Is your model just trying to predict a trend based on historical?
If Yes, it is time to shift from predicting trends to preparing for impacts.
Since the 2008 financial crisis, Entrepreneur and executives are forced to think differently about how to prepare for extreme disruptions.
We see leadership teams stress testing their business models against various scenarios to assess the impact and prepare an action plan for the worse.
It is important to plug in “Scenario Analysis” functionality into your model by using the same statistical methods as traditional risk management.
What this does is shift focus from “events” to “impacts”.
You may ask, how is this different from the traditional models?

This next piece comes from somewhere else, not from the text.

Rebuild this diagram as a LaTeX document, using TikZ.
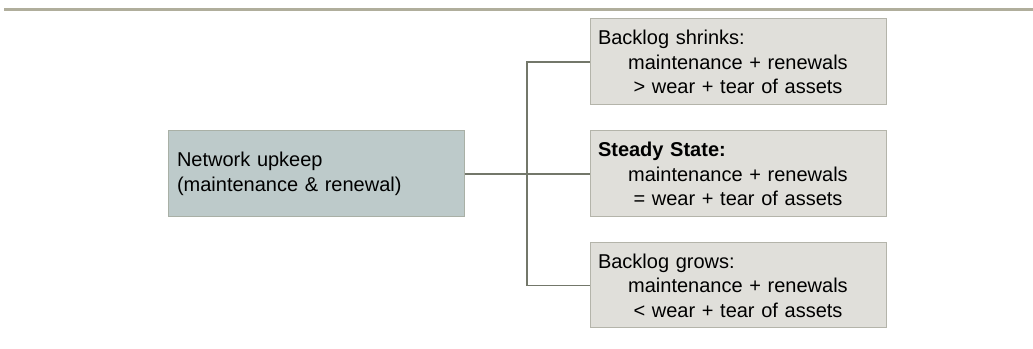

While the traditional models focus exclusively on historical data to predict disruptions and develop a plan, scenario analysis simulates the financial impact of a series of events and uses the results to test the sensitivities of a company’s financial operating data against various risks.
For example, it can help a company understand how a change in demand for its products or services could affect the price.
So, how do you build one for your business?
While there are various ways build it out, below are few of the checkpoints that you should consider.
1. Does it clearly articulate the assumptions that underlie your core business?
2. Are you trying to achieve the set objectives/plan at an organisation level or functional levels?
3. Does it fully capture the array of risks that threaten the ability to achieve business objectives?
4. Does the outcome help you assess the pressure points and help you chalk out a strategy for significant scenarios?
Ultimately, scenario analysis should enable an organisation to look beyond impact and understand how it can use its core assets and relationships to not only withstand a disruption but to leverage it toward new opportunities and innovations.